Find derivative of $f(x)=\sin^{-1}[x\sqrt{1-x}-\sqrt{x}\sqrt{1-x^2}]$, $0<x<1$
Let $x=\sin a$ and $\sqrt{x}=\cos b$
Then I'll get: $$ y=\sin^{-1}[\sin a\cos b-\cos a\sin b]=\sin^{-1}[\sin(a-b)]\\ \implies\sin y=\sin(a-b)\\ \implies y=n\pi+(-1)^n(a-b)=n\pi+(-1)^n(\sin^{-1}x-\sin^{-1}\sqrt{x}) $$ Thus, $$ y'=\frac{d}{dx}\big[n\pi+(-1)^n(a-b)\big]=\begin{cases}\frac{1}{\sqrt{1-x^2}}-\frac{1}{2\sqrt{x}\sqrt{1-x}}\text{ if }n\text{ is even}\\ -\bigg[\frac{1}{\sqrt{1-x^2}}-\frac{1}{2\sqrt{x}\sqrt{1-x}}\bigg]\text{ if }n\text{ is odd} \end{cases} $$ Is it the right way to solve this problem and how do I check the solution is correct ?

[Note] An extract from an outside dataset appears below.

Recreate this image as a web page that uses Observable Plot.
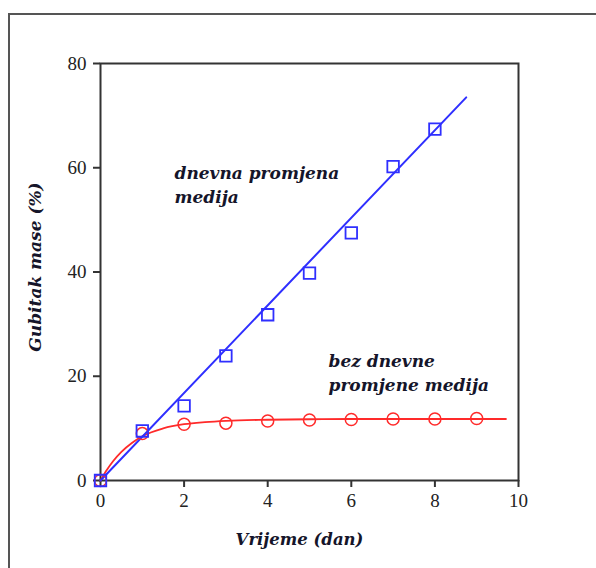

Note: I think there got to be two cases for the derivative as the graph of the function is
Let $\sin a=x\implies a=\sin^{-1}x$ and $\sin b=\sqrt{x}\implies b=\sin^{-1}\sqrt{x}$ $$ y=\sin^{-1}\Big[ \sin a|\cos b|-\sin b.|\cos a| \Big]\\ $$ $0<x<1\implies 0<\sin^{-1}x=a<\frac{\pi}{2}\implies |\cos a|=\cos a$ and
$0<x<1\implies 0<\sqrt{x}<1\implies0<\sin^{-1}\sqrt{x}=b<\frac{\pi}{2}\implies|\cos b|=\cos b$ $$ \begin{align} y&=\sin^{-1}\Big[\sin a\cos b-\cos a\sin b\Big]\\ &=\sin^{-1}\big[\sin(a-b)\big] \end{align} $$ We have $0<x<\frac{\pi}{2}$ and $0<b<\frac{\pi}{2}\implies \frac{-\pi}{2}<-b<0$, Hence $\frac{-\pi}{2}<a-b<\frac{\pi}{2}$ $$ y=\sin^{-1}\big[\sin(a-b)\big]=a-b=\sin^{-1}x-\sin^{-1}\sqrt{x} $$ $$ \begin{align} \color{blue}{\frac{dy}{dx}}&\color{blue}{=\frac{1}{\sqrt{1-x^2}}-\frac{1}{2\sqrt{x}\sqrt{1-x}}}\\ &=\frac{2\sqrt{x}\sqrt{1-x}-\sqrt{1-x^2}}{2\sqrt{x}\sqrt{1-x}\sqrt{1-x^2}} =\frac{\sqrt{1-x}(2\sqrt{x}-\sqrt{1+x})}{2\sqrt{x}\sqrt{1-x}\sqrt{1-x^2}} \end{align} $$ $y'<0$ when $2\sqrt{x}<\sqrt{1+x}\implies 4x<1+x\implies 0<x<\frac{1}{3}$
$y'<0$ when $\frac{1}{3}<x<1$